Czechs are the second-heaviest drinkers, tied with France, in both the European Union and the Organization for Economic Co-operation and Development (OECD), according to OECD health statistics released recently. Lithuania was first in both cases.

But health officials warn that this achievement is a warning sign and that alcohol is a significant burden on the Czech healthcare system.

Czechs drank 11.7 liters of alcohol, compared to Lithuania's 13.2 liters. The analysis counted the amount of pure alcohol in spirits, wine, beer and other beverages with higher than 0.5 percent content consumed by people 15 years old and higher, using figures from 2016.

Czechs have long led the world in beer consumption, at 143.3 liters in 2016, but beer, including non-alcoholic beer, for these statistics were counted as having an average 3.4 percent alcohol, accounting for 4.87 liters of pure alcohol, slightly less than half of all Czech consumption.

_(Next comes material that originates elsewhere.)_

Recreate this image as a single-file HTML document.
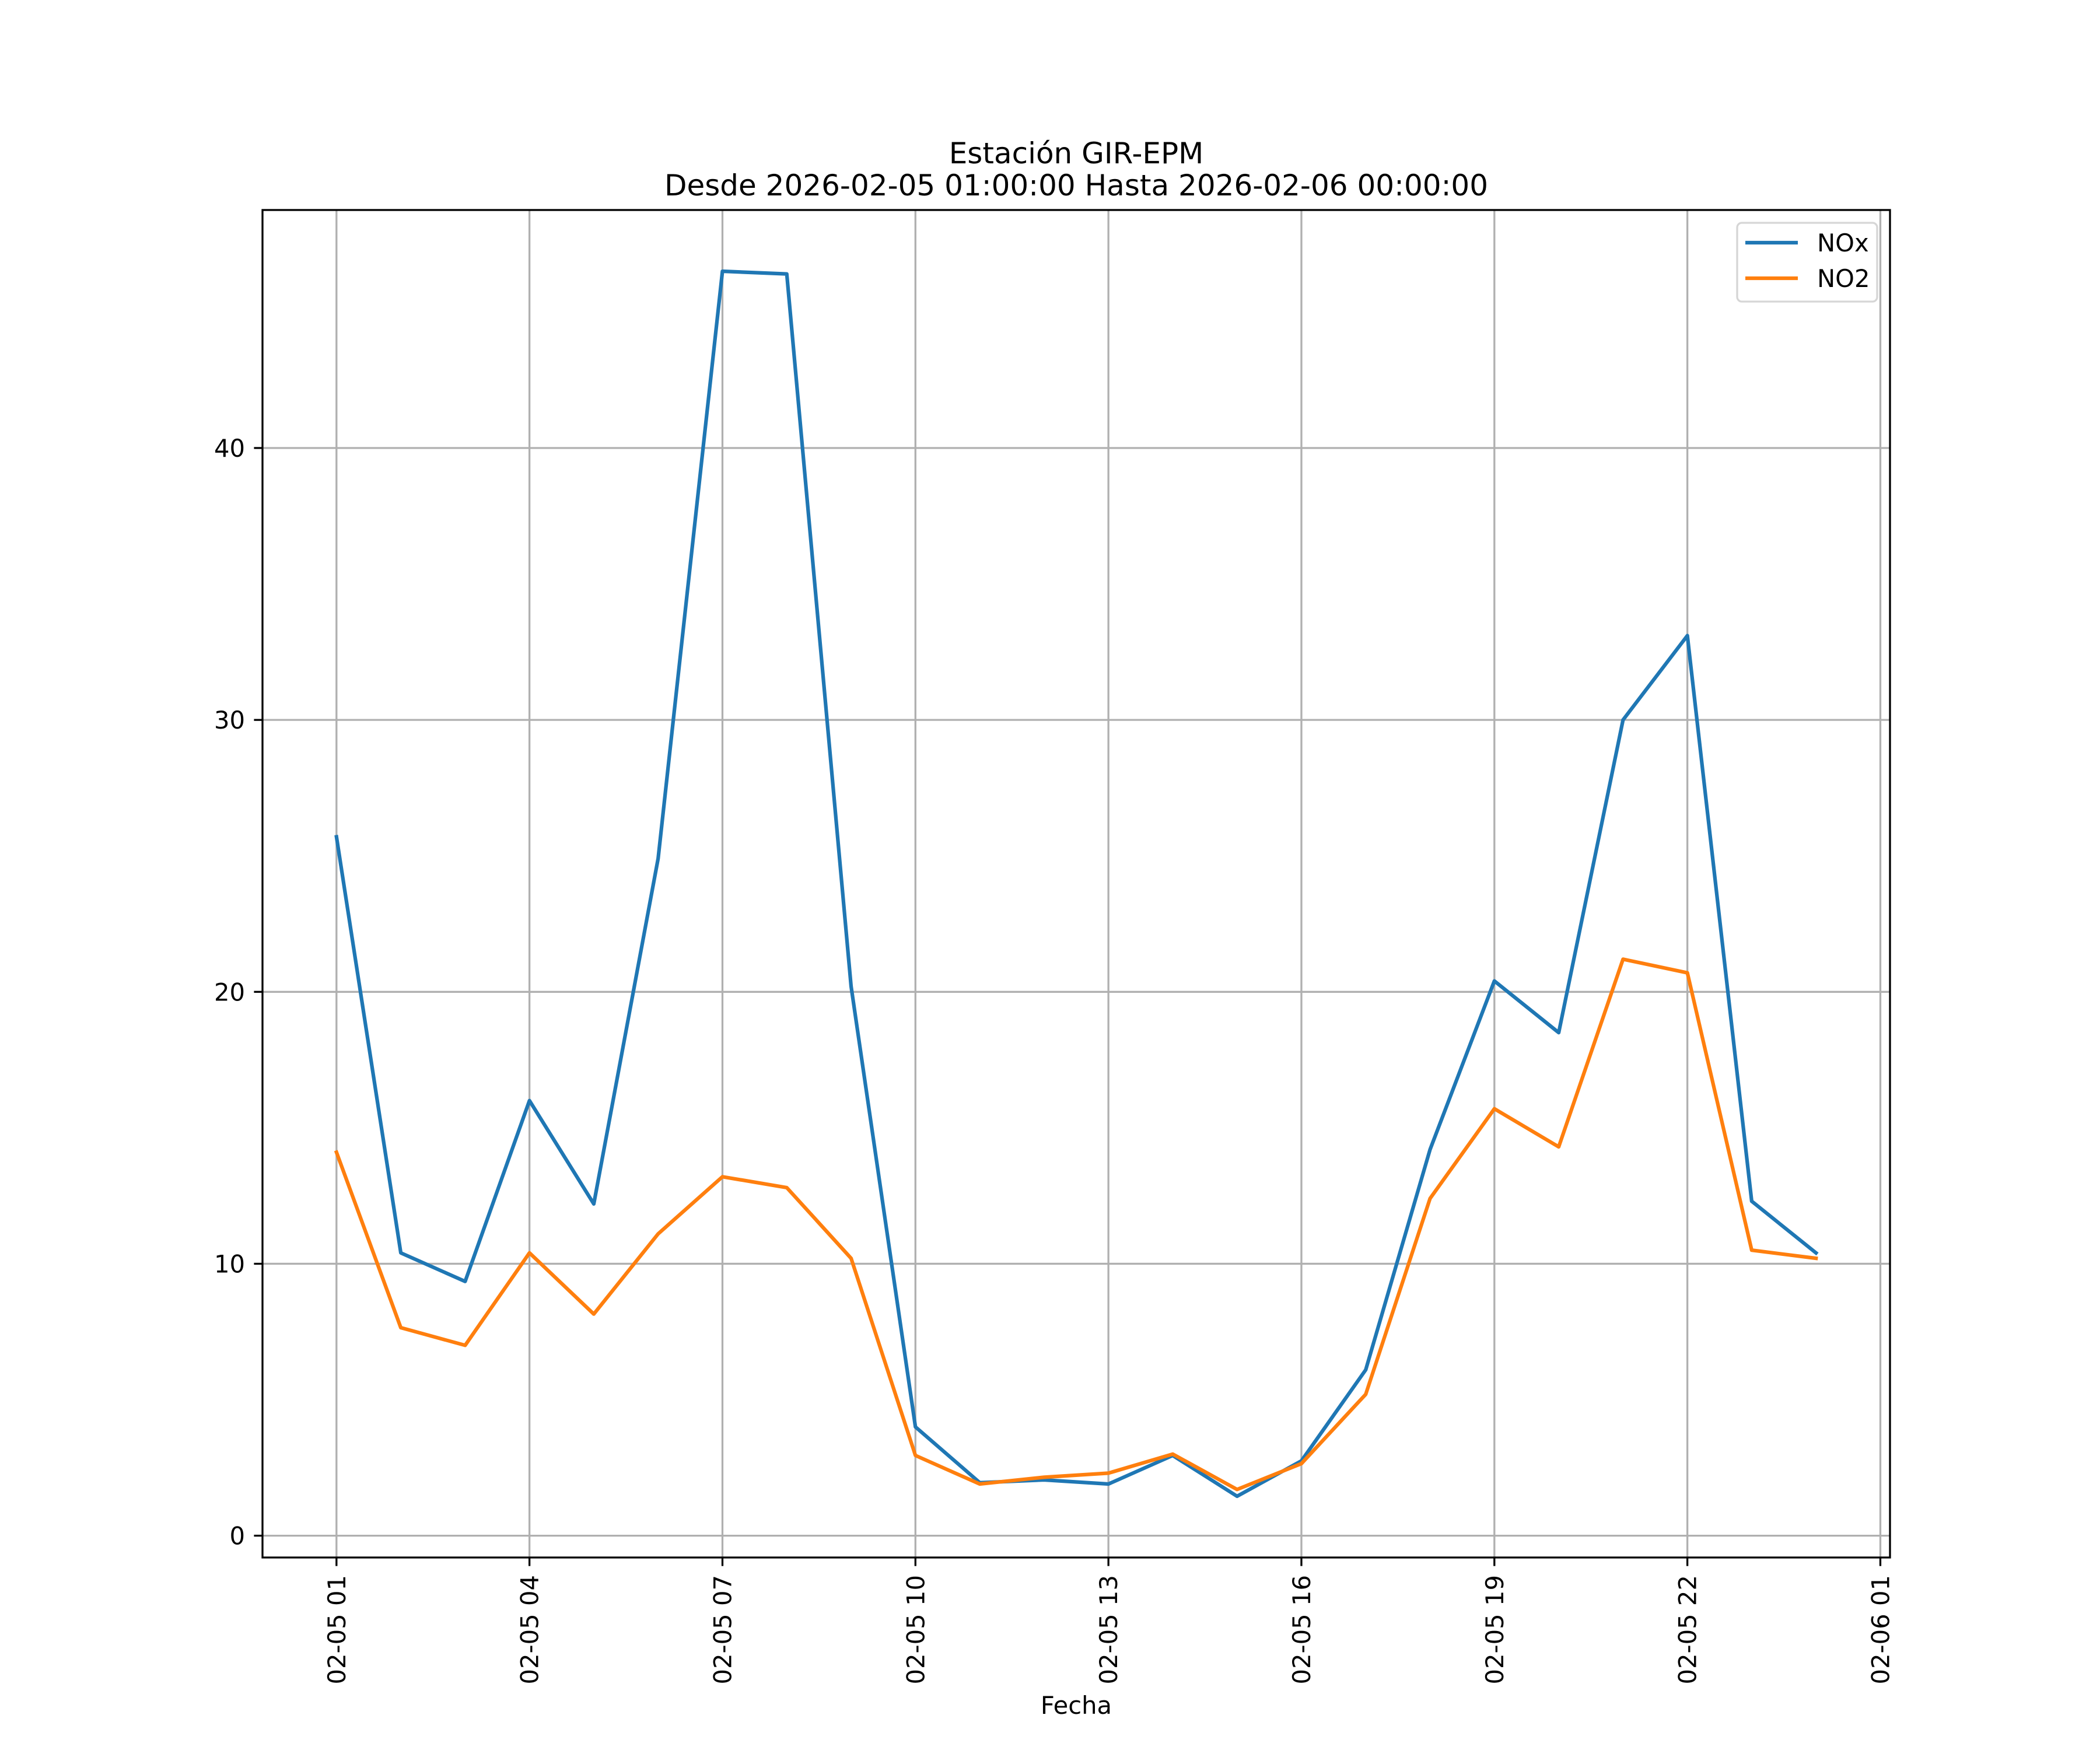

The level of alcohol consumption has been fairly steady since 2000, wavering between 11.4 and 12.1 liters.

The lowest level of alcohol consumption among the 23 EU members (out of 28) tracked in the OECD report was Greece, at 6.5 liters, followed by Italy at 7.1 liters and Sweden at 7.2 liters. Among all the countries tracked, the lowest was Indonesia, at 0.3 liters per person.

Slovakia, which until 1993 was part of Czechoslovakia along with the Czech Republic, registered a much lower level of alcohol consumption, coming in 15th place in the OECD report (and 14th in the EU) with 9.9 liters.

Worldwide the leader is Belarus, according to separate figures from the World Health Organization (WHO).

The WHO's public health officer for Europe, Hans Kluge, said excessive alcohol consumption was one of the biggest problems facing the Czech healthcare system. Kluge and other WHO officials were in Prague recently to meet with Czech health officials.

“We know that the problems in your country are excessive alcohol use and also smoking. And this is already the case with teenagers. This is very worrying in the Czech Republic. We need to work not only with the Ministry of Health but also with other ministries. This has to be done by the whole government and society as a whole,” he said, according to Czech Radio (ČRo).

Czech Health Minister Adam Vojtěch acknowledged there was a problem. “In the international comparison in alcohol consumption, we are, unfortunately, at one of the top spots. And this is especially true of teenagers. We should therefore look at education, cooperation with parents and the availability of alcohol that is cheap and easy to access in our country,” he said in a ministry press release. He called for a long-term strategy and said the meeting with WHO officials was beneficial in outlining steps for reform.

Psychologist Martin Jára, director of the League of Open Men (Liga otevřených mužu), told daily Pražský deník that aside from alcohol being cheap and socially acceptable, it is often used to try to solve problems. He encouraged better access to and better attitudes about mental health care as a way to reduce alcohol use.